Die Rekurswerberin behauptet nur unsubstanziiert, durch eine Veröffentlichung der bezeichneten Angaben „in ihrer Rechtsstellung beeinträchtigt und Wettbewerbsnachteilen ausgesetzt zu sein“, ohne dies näher zu begründen. Auch in erster Instanz brachte die Antragsgegnerin nicht konkret vor, warum ihr an diesen Informationen ein Geheimhaltungsinteresse zukomme. Somit legte sie nicht dar, welche legitimen wirtschaftlichen Interessen durch deren Veröffentlichung (schwer) beeinträchtigt würden. Schon mangels konkreter Ausführungen, die eine Abwägung eines schützenswerten Geheimhaltungsinteresses mit dem Interesse der Allgemeinheit (insb geschädigter Dritter) an einer umfassenden Offenlegung des Kartellverstoßes ermöglichen würden, bedarf daher die angefochtene Entscheidung keiner Korrektur durch den OGH.

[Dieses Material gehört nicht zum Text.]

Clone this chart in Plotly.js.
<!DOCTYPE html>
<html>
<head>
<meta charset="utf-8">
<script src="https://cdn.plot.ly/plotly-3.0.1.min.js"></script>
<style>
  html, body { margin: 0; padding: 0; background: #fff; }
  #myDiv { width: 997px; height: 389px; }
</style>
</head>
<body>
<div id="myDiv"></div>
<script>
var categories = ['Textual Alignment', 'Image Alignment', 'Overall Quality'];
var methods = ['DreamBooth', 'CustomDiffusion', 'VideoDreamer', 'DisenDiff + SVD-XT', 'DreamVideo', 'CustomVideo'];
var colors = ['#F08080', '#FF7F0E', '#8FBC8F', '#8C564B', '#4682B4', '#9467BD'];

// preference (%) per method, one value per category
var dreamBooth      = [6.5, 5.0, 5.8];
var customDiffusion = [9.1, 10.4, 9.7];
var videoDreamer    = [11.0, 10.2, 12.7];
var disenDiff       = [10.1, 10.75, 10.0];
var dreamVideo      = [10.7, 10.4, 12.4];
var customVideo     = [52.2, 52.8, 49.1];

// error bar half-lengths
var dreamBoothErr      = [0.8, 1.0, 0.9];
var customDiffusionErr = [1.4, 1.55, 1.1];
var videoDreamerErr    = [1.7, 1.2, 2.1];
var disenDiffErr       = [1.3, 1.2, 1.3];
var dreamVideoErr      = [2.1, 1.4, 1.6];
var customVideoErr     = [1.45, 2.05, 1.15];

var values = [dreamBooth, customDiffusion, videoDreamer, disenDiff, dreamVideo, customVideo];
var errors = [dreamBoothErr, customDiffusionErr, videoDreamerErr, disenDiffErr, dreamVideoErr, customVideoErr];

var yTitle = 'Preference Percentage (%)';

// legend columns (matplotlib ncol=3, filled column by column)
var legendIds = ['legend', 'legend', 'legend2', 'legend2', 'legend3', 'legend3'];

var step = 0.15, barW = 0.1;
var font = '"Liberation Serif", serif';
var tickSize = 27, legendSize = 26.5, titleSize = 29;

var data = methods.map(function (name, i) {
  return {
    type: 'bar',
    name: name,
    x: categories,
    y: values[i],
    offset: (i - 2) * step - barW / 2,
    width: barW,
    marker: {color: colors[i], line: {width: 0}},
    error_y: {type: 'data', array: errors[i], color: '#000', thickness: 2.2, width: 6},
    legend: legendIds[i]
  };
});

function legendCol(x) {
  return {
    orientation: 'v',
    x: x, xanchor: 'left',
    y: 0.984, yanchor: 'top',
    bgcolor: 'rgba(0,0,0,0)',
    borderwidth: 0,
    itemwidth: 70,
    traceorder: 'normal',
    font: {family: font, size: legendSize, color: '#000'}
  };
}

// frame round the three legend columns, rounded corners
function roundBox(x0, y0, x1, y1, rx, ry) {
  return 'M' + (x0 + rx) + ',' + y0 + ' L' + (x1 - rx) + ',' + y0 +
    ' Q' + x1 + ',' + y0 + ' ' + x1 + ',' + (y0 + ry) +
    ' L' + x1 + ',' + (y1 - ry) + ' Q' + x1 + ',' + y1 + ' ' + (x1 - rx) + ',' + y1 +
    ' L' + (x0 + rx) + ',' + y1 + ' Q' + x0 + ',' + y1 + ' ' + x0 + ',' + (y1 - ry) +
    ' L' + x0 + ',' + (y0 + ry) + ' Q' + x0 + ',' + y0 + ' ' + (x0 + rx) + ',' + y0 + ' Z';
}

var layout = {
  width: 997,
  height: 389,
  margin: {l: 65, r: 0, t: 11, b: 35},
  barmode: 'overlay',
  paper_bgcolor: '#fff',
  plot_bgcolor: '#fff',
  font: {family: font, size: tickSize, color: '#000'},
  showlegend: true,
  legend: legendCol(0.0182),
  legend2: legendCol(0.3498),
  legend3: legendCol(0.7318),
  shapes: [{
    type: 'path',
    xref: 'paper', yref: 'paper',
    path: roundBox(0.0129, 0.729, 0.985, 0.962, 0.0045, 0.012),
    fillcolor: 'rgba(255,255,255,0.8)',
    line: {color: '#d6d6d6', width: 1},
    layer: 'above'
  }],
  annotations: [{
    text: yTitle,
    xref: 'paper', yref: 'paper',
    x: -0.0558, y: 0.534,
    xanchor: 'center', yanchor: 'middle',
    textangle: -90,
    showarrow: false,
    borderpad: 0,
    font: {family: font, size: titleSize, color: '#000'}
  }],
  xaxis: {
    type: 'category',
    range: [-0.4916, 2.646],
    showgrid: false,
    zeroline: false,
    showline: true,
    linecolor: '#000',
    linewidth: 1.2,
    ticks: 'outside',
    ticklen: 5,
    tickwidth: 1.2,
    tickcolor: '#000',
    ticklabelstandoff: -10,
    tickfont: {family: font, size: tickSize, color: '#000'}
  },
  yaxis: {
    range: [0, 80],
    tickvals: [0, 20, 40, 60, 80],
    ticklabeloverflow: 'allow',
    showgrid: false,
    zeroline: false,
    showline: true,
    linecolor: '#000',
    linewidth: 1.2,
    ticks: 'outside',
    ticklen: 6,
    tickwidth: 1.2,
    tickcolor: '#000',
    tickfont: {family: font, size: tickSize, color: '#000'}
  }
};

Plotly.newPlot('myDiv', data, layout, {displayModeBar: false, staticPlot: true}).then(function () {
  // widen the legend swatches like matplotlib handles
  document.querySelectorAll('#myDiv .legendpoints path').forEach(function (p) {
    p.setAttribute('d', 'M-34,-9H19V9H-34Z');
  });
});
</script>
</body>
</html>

Im Übrigen sind der Rekurswerberin aber auch die (gekürzten) nachfolgenden Erwägungen entgegenzuhalten.

Zum Neuwagenmarkt:

Die Beurteilung des ErstG, wonach die strittigen Angaben für das Verständnis der Wettbewerbsverstöße wesentlich seien, bewegt sich auf Basis der Begründung der zu veröffentlichenden Entscheidung im Rahmen des dabei bestehenden Ermessensspielraums.

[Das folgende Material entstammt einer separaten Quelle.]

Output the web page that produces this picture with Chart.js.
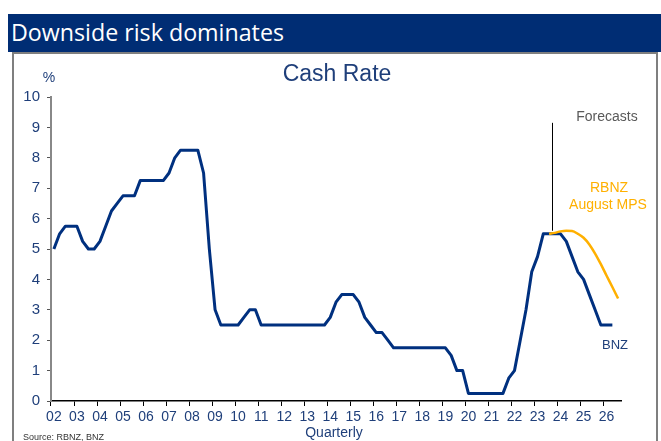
<!DOCTYPE html>
<html>
<head>
<meta charset="utf-8">
<script src="https://cdn.jsdelivr.net/npm/chart.js@4.4.0/dist/chart.umd.min.js"></script>
<style>
  body { margin: 0; background: #fff; width: 661px; height: 441px; overflow: hidden; position: relative; }
  #banner { position: absolute; left: 8px; top: 14px; width: 653px; height: 38px; background: #002d74; }
  #banner span { position: absolute; left: 3px; top: 1px; color: #fff; font-family: "Open Sans", sans-serif; font-size: 24px; white-space: nowrap; transform-origin: 0 0; display: inline-block; }
  #frame { position: absolute; left: 12px; top: 52px; width: 642px; height: 400px; border: 2px solid #7f7f7f; border-bottom: none; }
  #chart { position: absolute; left: 0; top: 0; }
</style>
</head>
<body>
<div id="banner"><span id="bannerText">Downside risk dominates</span></div>
<div id="frame"></div>
<canvas id="chart" width="661" height="441"></canvas>
<script>
// years shown on the axis, four quarters each (2002Q1 .. 2026Q3)
var years = ['02', '03', '04', '05', '06', '07', '08', '09', '10', '11', '12', '13', '14',
             '15', '16', '17', '18', '19', '20', '21', '22', '23', '24', '25', '26'];

// official cash rate, actual + BNZ forecast, quarterly from 2002Q1
var bnzRate = [
    5.0, 5.5, 5.75, 5.75,     // 02
    5.75, 5.25, 5.0, 5.0,     // 03
    5.25, 5.75, 6.25, 6.5,    // 04
    6.75, 6.75, 6.75, 7.25,   // 05
    7.25, 7.25, 7.25, 7.25,   // 06
    7.5, 8.0, 8.25, 8.25,     // 07
    8.25, 8.25, 7.5, 5.0,     // 08
    3.0, 2.5, 2.5, 2.5,       // 09
    2.5, 2.75, 3.0, 3.0,      // 10
    2.5, 2.5, 2.5, 2.5,       // 11
    2.5, 2.5, 2.5, 2.5,       // 12
    2.5, 2.5, 2.5, 2.5,       // 13
    2.75, 3.25, 3.5, 3.5,     // 14
    3.5, 3.25, 2.75, 2.5,     // 15
    2.25, 2.25, 2.0, 1.75,    // 16
    1.75, 1.75, 1.75, 1.75,   // 17
    1.75, 1.75, 1.75, 1.75,   // 18
    1.75, 1.5, 1.0, 1.0,      // 19
    0.25, 0.25, 0.25, 0.25,   // 20
    0.25, 0.25, 0.25, 0.75,   // 21
    1.0, 2.0, 3.0, 4.25,      // 22
    4.75, 5.5, 5.5, 5.5,      // 23
    5.5, 5.25, 4.75, 4.25,    // 24
    4.0, 3.5, 3.0, 2.5,       // 25
    2.5, 2.5                  // 26
];

// RBNZ August MPS track, 2023Q3 .. 2026Q3
var mpsStart = '23Q3';
var rbnzMps = [5.5, 5.53, 5.58, 5.6, 5.59, 5.5, 5.37, 5.15, 4.85, 4.5, 4.12, 3.75, 3.37];

var forecastFrom = '23Q4';

var navy = '#00307f';
var textNavy = '#1f3f7a';
var orange = '#ffb000';

var categories = [];
years.forEach(function (y) {
    for (var q = 1; q <= 4; q++) {
        if (y === '26' && q === 4) break;
        categories.push(y + 'Q' + q);
    }
});

var mpsData = categories.map(function () { return null; });
var startIdx = categories.indexOf(mpsStart);
rbnzMps.forEach(function (v, i) { mpsData[startIdx + i] = v; });

// squeeze the banner text like the original narrow font
var bt = document.getElementById('bannerText');
bt.style.transform = 'scaleX(' + (273 / bt.getBoundingClientRect().width) + ')';

var extras = {
    id: 'extras',
    afterDraw: function (chart) {
        var c = chart.ctx;
        var xs = chart.scales.x, ys = chart.scales.y;
        var fi = categories.indexOf(forecastFrom);
        var fx = Math.round((xs.getPixelForValue(fi - 1) + xs.getPixelForValue(fi)) / 2) + 0.5;
        c.save();
        c.strokeStyle = '#000';
        c.lineWidth = 1;
        c.beginPath();
        c.moveTo(fx, ys.getPixelForValue(9.15));
        c.lineTo(fx, ys.getPixelForValue(5.6));
        c.stroke();

        c.textAlign = 'center';
        c.textBaseline = 'middle';
        c.font = '23px "Liberation Sans", Arial, sans-serif';
        c.fillStyle = textNavy;
        c.fillText('Cash Rate', 337, 75);

        c.font = '14px "Liberation Sans", Arial, sans-serif';
        c.fillText('%', 49, 78);
        c.fillText('Quarterly', 334, 433);
        c.font = '13px "Liberation Sans", Arial, sans-serif';
        c.fillText('BNZ', 615, 345);

        c.font = '14px "Liberation Sans", Arial, sans-serif';
        c.fillStyle = '#595959';
        c.fillText('Forecasts', 607, 117);
        c.fillStyle = orange;
        c.fillText('RBNZ', 609, 188);
        c.fillText('August MPS', 608, 205);

        c.textAlign = 'left';
        c.font = '9px "Liberation Sans", Arial, sans-serif';
        c.fillStyle = '#333';
        c.fillText('Source: RBNZ, BNZ', 23, 438);
        c.restore();
    }
};

var ctx = document.getElementById('chart').getContext('2d');
var chart = new Chart(ctx, {
    type: 'line',
    data: {
        labels: categories,
        datasets: [{
            label: 'BNZ',
            data: bnzRate,
            borderColor: navy,
            borderWidth: 3,
            pointRadius: 0,
            tension: 0,
            borderJoinStyle: 'round',
            order: 1
        }, {
            label: 'RBNZ August MPS',
            data: mpsData,
            borderColor: orange,
            borderWidth: 2.5,
            pointRadius: 0,
            cubicInterpolationMode: 'monotone',
            order: 0
        }]
    },
    options: {
        responsive: false,
        animation: false,
        devicePixelRatio: 1,
        layout: { padding: { top: 97, right: 40, left: 0, bottom: 0 } },
        plugins: {
            legend: { display: false },
            title: { display: false },
            tooltip: { enabled: false }
        },
        scales: {
            x: {
                type: 'category',
                offset: true,
                grid: {
                    offset: true,
                    drawOnChartArea: false,
                    tickLength: 5,
                    color: function (c) { return c.index % 4 === 0 ? '#000' : 'rgba(0,0,0,0)'; },
                    tickColor: function (c) { return c.index % 4 === 0 ? '#000' : 'rgba(0,0,0,0)'; }
                },
                border: { color: '#000', width: 1.5 },
                ticks: {
                    autoSkip: false,
                    maxRotation: 0,
                    padding: 3,
                    color: textNavy,
                    font: { family: '"Liberation Sans", Arial, sans-serif', size: 14 },
                    callback: function (v, i) { return i % 4 === 0 ? categories[i].slice(0, 2) : ''; }
                },
                afterFit: function (s) { s.height = 40; }
            },
            y: {
                min: 0,
                max: 10,
                grid: { drawOnChartArea: false, tickLength: 4, tickColor: '#555' },
                border: { color: '#888', width: 2 },
                ticks: {
                    stepSize: 1,
                    padding: 7,
                    color: textNavy,
                    font: { family: '"Liberation Sans", Arial, sans-serif', size: 15 }
                },
                afterFit: function (s) { s.width = 51; }
            }
        }
    },
    plugins: [extras]
});
</script>
</body>
</html>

Der Einwand der Rekurswerberin, diese Angaben wären nur für ihre weiteren Vertriebspartner als „potenziell Berechtigte“ von Interesse, diesen aufgrund ihrer Vertriebsvereinbarungen aber ohnehin bekannt, überzeugt nicht, weil auch anderen Wirtschaftsbeteiligten – hier va den Vertriebspartnern von Importeuren anderer Fahrzeugmarken – ein berechtigtes Interesse zuzugestehen ist, Kenntnis über das als wettbewerbswidrig angesehene Verhalten zu erlangen.

Zum Werkstättenmarkt:

Nicht ersichtlich ist, warum es sich bei der Höhe der Marge, die „eine“ Werkstätte (nicht notwendigerweise eines Vertragspartners) mit dem Verkauf von Ersatzteilen durchschnittlich erzielt, um ein Geschäftsgeheimnis der Antragsgegnerin handeln soll.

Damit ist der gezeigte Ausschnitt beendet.